__Short exercise__
Images are excluded; otherwise, output every record exactly.

__Records from a collection__
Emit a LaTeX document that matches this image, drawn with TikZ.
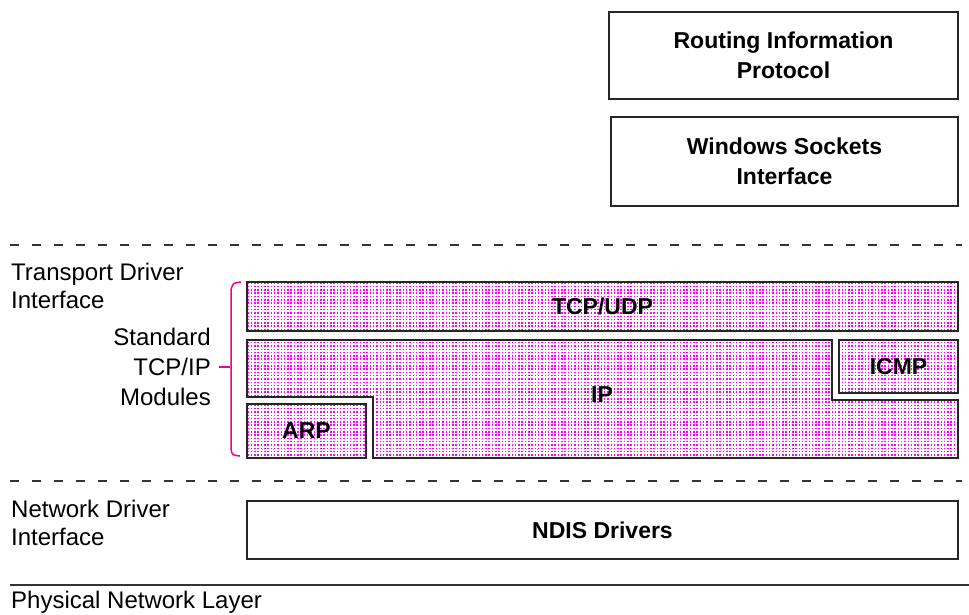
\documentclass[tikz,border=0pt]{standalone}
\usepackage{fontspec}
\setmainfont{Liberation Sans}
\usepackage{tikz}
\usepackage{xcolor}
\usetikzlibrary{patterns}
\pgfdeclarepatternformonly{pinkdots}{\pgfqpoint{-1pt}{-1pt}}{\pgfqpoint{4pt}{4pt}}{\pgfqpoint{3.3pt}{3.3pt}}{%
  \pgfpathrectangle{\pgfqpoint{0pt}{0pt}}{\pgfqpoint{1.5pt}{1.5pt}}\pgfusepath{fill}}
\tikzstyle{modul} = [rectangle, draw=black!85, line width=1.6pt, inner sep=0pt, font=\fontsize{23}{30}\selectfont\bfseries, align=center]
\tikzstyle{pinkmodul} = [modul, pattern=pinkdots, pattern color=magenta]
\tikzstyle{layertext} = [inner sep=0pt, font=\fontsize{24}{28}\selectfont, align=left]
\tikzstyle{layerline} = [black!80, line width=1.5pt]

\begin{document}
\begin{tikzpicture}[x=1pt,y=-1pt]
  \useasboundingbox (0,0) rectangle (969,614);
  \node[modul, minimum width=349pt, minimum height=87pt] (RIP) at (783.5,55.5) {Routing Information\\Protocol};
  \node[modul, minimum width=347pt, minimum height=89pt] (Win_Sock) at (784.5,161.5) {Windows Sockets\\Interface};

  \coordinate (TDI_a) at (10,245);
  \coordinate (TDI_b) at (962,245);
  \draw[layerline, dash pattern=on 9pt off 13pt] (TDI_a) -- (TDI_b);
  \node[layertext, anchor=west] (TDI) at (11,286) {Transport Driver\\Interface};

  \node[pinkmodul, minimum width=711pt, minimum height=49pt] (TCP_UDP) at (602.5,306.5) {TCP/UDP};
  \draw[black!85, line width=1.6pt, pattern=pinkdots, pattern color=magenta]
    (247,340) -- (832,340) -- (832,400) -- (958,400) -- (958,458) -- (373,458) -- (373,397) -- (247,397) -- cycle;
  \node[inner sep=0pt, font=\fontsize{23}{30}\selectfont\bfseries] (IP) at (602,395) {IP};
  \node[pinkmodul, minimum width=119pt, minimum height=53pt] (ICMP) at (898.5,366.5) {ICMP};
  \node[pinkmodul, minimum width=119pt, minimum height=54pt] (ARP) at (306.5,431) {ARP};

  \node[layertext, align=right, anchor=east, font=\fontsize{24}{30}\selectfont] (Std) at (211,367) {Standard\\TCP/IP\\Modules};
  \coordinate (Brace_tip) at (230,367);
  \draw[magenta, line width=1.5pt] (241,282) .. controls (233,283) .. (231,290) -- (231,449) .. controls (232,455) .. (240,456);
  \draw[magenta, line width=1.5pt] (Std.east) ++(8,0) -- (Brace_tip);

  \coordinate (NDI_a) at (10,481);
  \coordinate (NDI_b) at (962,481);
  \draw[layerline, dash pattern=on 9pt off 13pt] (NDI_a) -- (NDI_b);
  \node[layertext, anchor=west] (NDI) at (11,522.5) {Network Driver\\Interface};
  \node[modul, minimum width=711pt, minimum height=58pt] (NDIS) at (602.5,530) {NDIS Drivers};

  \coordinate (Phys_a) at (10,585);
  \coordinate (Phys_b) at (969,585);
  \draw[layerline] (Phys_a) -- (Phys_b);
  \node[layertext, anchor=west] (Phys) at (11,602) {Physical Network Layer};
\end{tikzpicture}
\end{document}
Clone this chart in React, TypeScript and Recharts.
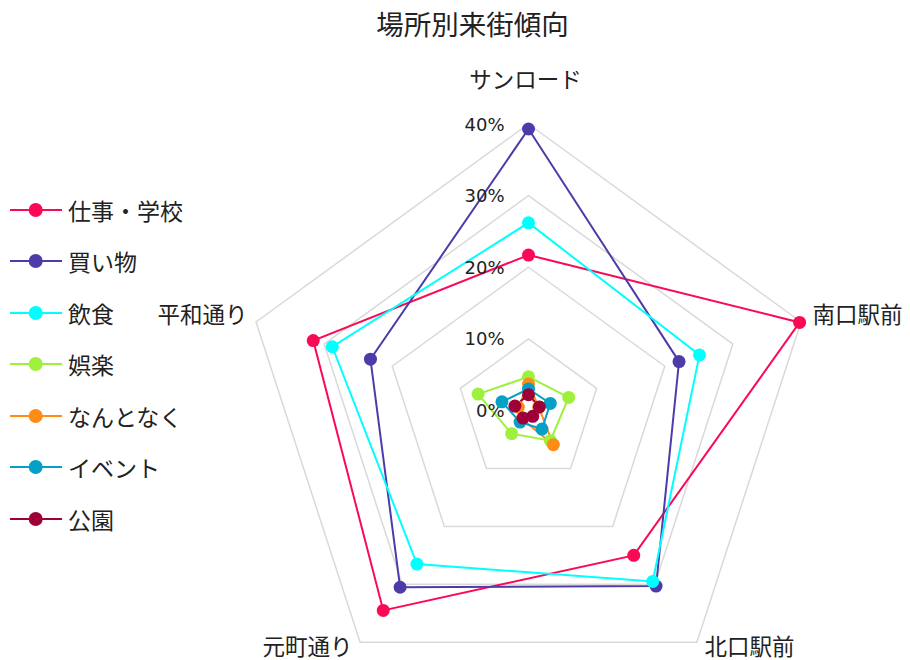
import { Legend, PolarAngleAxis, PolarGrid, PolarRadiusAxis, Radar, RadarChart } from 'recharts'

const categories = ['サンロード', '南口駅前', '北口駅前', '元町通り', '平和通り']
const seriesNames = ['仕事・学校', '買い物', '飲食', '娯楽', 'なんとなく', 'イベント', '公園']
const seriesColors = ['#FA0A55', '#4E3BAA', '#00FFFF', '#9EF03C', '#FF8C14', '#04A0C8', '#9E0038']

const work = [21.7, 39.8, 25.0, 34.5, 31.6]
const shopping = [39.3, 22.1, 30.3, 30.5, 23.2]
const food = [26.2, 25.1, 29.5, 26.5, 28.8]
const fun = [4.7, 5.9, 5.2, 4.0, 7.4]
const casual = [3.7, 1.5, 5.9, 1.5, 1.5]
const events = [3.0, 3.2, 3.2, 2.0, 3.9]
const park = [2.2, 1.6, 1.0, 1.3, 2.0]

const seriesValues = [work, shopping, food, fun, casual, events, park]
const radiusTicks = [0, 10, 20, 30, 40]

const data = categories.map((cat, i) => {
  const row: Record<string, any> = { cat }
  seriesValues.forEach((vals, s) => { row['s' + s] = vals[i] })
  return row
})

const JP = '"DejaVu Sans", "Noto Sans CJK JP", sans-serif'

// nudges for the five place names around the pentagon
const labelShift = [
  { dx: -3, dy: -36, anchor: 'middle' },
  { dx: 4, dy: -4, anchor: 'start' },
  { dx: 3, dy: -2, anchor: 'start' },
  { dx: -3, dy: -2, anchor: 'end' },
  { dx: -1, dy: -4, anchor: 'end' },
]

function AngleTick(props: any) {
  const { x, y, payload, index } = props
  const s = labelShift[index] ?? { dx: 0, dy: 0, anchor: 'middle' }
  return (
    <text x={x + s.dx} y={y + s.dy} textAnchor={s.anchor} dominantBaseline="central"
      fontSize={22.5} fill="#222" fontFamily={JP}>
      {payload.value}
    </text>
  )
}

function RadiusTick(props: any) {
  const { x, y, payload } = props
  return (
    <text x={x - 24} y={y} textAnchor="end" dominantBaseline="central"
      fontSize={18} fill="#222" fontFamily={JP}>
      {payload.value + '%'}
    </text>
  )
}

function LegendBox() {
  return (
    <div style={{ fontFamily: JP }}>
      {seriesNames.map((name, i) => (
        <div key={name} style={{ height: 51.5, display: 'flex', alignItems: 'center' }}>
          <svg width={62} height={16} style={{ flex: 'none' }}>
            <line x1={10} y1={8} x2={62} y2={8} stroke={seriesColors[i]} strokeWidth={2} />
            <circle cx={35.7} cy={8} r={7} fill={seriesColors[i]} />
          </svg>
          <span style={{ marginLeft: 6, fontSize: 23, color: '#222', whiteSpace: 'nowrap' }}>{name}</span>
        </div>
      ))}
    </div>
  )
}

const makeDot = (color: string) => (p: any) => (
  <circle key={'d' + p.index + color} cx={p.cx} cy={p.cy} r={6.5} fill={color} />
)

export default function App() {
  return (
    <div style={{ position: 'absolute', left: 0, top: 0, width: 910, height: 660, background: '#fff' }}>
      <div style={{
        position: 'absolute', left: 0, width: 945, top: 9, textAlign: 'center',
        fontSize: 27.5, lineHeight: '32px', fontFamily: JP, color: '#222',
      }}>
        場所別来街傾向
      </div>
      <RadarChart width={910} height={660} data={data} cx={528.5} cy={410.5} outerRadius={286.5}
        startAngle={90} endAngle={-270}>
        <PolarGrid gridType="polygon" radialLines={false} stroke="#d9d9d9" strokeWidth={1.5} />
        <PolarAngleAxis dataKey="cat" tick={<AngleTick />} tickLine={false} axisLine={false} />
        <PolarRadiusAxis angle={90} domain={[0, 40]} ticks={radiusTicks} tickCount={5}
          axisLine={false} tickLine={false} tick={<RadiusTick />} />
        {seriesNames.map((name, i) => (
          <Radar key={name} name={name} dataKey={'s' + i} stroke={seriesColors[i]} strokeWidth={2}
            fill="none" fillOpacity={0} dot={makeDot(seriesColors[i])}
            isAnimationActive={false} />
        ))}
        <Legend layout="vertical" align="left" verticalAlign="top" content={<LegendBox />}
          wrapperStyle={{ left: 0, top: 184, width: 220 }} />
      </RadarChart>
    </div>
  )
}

__The solution__
Emit a LaTeX document that matches this image, drawn with TikZ.
\documentclass[tikz,border=0pt]{standalone}
\usepackage{fontspec}
\setmainfont{Liberation Sans}
\usepackage{tikz}
\usepackage{xcolor}
\usetikzlibrary{patterns}
\pgfdeclarepatternformonly{pinkdots}{\pgfqpoint{-1pt}{-1pt}}{\pgfqpoint{4pt}{4pt}}{\pgfqpoint{3.3pt}{3.3pt}}{%
  \pgfpathrectangle{\pgfqpoint{0pt}{0pt}}{\pgfqpoint{1.5pt}{1.5pt}}\pgfusepath{fill}}
\tikzstyle{modul} = [rectangle, draw=black!85, line width=1.6pt, inner sep=0pt, font=\fontsize{23}{30}\selectfont\bfseries, align=center]
\tikzstyle{pinkmodul} = [modul, pattern=pinkdots, pattern color=magenta]
\tikzstyle{layertext} = [inner sep=0pt, font=\fontsize{24}{28}\selectfont, align=left]
\tikzstyle{layerline} = [black!80, line width=1.5pt]

\begin{document}
\begin{tikzpicture}[x=1pt,y=-1pt]
  \useasboundingbox (0,0) rectangle (969,614);
  \node[modul, minimum width=349pt, minimum height=87pt] (RIP) at (783.5,55.5) {Routing Information\\Protocol};
  \node[modul, minimum width=347pt, minimum height=89pt] (Win_Sock) at (784.5,161.5) {Windows Sockets\\Interface};

  \coordinate (TDI_a) at (10,245);
  \coordinate (TDI_b) at (962,245);
  \draw[layerline, dash pattern=on 9pt off 13pt] (TDI_a) -- (TDI_b);
  \node[layertext, anchor=west] (TDI) at (11,286) {Transport Driver\\Interface};

  \node[pinkmodul, minimum width=711pt, minimum height=49pt] (TCP_UDP) at (602.5,306.5) {TCP/UDP};
  \draw[black!85, line width=1.6pt, pattern=pinkdots, pattern color=magenta]
    (247,340) -- (832,340) -- (832,400) -- (958,400) -- (958,458) -- (373,458) -- (373,397) -- (247,397) -- cycle;
  \node[inner sep=0pt, font=\fontsize{23}{30}\selectfont\bfseries] (IP) at (602,395) {IP};
  \node[pinkmodul, minimum width=119pt, minimum height=53pt] (ICMP) at (898.5,366.5) {ICMP};
  \node[pinkmodul, minimum width=119pt, minimum height=54pt] (ARP) at (306.5,431) {ARP};

  \node[layertext, align=right, anchor=east, font=\fontsize{24}{30}\selectfont] (Std) at (211,367) {Standard\\TCP/IP\\Modules};
  \coordinate (Brace_tip) at (230,367);
  \draw[magenta, line width=1.5pt] (241,282) .. controls (233,283) .. (231,290) -- (231,449) .. controls (232,455) .. (240,456);
  \draw[magenta, line width=1.5pt] (Std.east) ++(8,0) -- (Brace_tip);

  \coordinate (NDI_a) at (10,481);
  \coordinate (NDI_b) at (962,481);
  \draw[layerline, dash pattern=on 9pt off 13pt] (NDI_a) -- (NDI_b);
  \node[layertext, anchor=west] (NDI) at (11,522.5) {Network Driver\\Interface};
  \node[modul, minimum width=711pt, minimum height=58pt] (NDIS) at (602.5,530) {NDIS Drivers};

  \coordinate (Phys_a) at (10,585);
  \coordinate (Phys_b) at (969,585);
  \draw[layerline] (Phys_a) -- (Phys_b);
  \node[layertext, anchor=west] (Phys) at (11,602) {Physical Network Layer};
\end{tikzpicture}
\end{document}
Clone this chart in React, TypeScript and Recharts.
import { Legend, PolarAngleAxis, PolarGrid, PolarRadiusAxis, Radar, RadarChart } from 'recharts'

const categories = ['サンロード', '南口駅前', '北口駅前', '元町通り', '平和通り']
const seriesNames = ['仕事・学校', '買い物', '飲食', '娯楽', 'なんとなく', 'イベント', '公園']
const seriesColors = ['#FA0A55', '#4E3BAA', '#00FFFF', '#9EF03C', '#FF8C14', '#04A0C8', '#9E0038']

const work = [21.7, 39.8, 25.0, 34.5, 31.6]
const shopping = [39.3, 22.1, 30.3, 30.5, 23.2]
const food = [26.2, 25.1, 29.5, 26.5, 28.8]
const fun = [4.7, 5.9, 5.2, 4.0, 7.4]
const casual = [3.7, 1.5, 5.9, 1.5, 1.5]
const events = [3.0, 3.2, 3.2, 2.0, 3.9]
const park = [2.2, 1.6, 1.0, 1.3, 2.0]

const seriesValues = [work, shopping, food, fun, casual, events, park]
const radiusTicks = [0, 10, 20, 30, 40]

const data = categories.map((cat, i) => {
  const row: Record<string, any> = { cat }
  seriesValues.forEach((vals, s) => { row['s' + s] = vals[i] })
  return row
})

const JP = '"DejaVu Sans", "Noto Sans CJK JP", sans-serif'

// nudges for the five place names around the pentagon
const labelShift = [
  { dx: -3, dy: -36, anchor: 'middle' },
  { dx: 4, dy: -4, anchor: 'start' },
  { dx: 3, dy: -2, anchor: 'start' },
  { dx: -3, dy: -2, anchor: 'end' },
  { dx: -1, dy: -4, anchor: 'end' },
]

function AngleTick(props: any) {
  const { x, y, payload, index } = props
  const s = labelShift[index] ?? { dx: 0, dy: 0, anchor: 'middle' }
  return (
    <text x={x + s.dx} y={y + s.dy} textAnchor={s.anchor} dominantBaseline="central"
      fontSize={22.5} fill="#222" fontFamily={JP}>
      {payload.value}
    </text>
  )
}

function RadiusTick(props: any) {
  const { x, y, payload } = props
  return (
    <text x={x - 24} y={y} textAnchor="end" dominantBaseline="central"
      fontSize={18} fill="#222" fontFamily={JP}>
      {payload.value + '%'}
    </text>
  )
}

function LegendBox() {
  return (
    <div style={{ fontFamily: JP }}>
      {seriesNames.map((name, i) => (
        <div key={name} style={{ height: 51.5, display: 'flex', alignItems: 'center' }}>
          <svg width={62} height={16} style={{ flex: 'none' }}>
            <line x1={10} y1={8} x2={62} y2={8} stroke={seriesColors[i]} strokeWidth={2} />
            <circle cx={35.7} cy={8} r={7} fill={seriesColors[i]} />
          </svg>
          <span style={{ marginLeft: 6, fontSize: 23, color: '#222', whiteSpace: 'nowrap' }}>{name}</span>
        </div>
      ))}
    </div>
  )
}

const makeDot = (color: string) => (p: any) => (
  <circle key={'d' + p.index + color} cx={p.cx} cy={p.cy} r={6.5} fill={color} />
)

export default function App() {
  return (
    <div style={{ position: 'absolute', left: 0, top: 0, width: 910, height: 660, background: '#fff' }}>
      <div style={{
        position: 'absolute', left: 0, width: 945, top: 9, textAlign: 'center',
        fontSize: 27.5, lineHeight: '32px', fontFamily: JP, color: '#222',
      }}>
        場所別来街傾向
      </div>
      <RadarChart width={910} height={660} data={data} cx={528.5} cy={410.5} outerRadius={286.5}
        startAngle={90} endAngle={-270}>
        <PolarGrid gridType="polygon" radialLines={false} stroke="#d9d9d9" strokeWidth={1.5} />
        <PolarAngleAxis dataKey="cat" tick={<AngleTick />} tickLine={false} axisLine={false} />
        <PolarRadiusAxis angle={90} domain={[0, 40]} ticks={radiusTicks} tickCount={5}
          axisLine={false} tickLine={false} tick={<RadiusTick />} />
        {seriesNames.map((name, i) => (
          <Radar key={name} name={name} dataKey={'s' + i} stroke={seriesColors[i]} strokeWidth={2}
            fill="none" fillOpacity={0} dot={makeDot(seriesColors[i])}
            isAnimationActive={false} />
        ))}
        <Legend layout="vertical" align="left" verticalAlign="top" content={<LegendBox />}
          wrapperStyle={{ left: 0, top: 184, width: 220 }} />
      </RadarChart>
    </div>
  )
}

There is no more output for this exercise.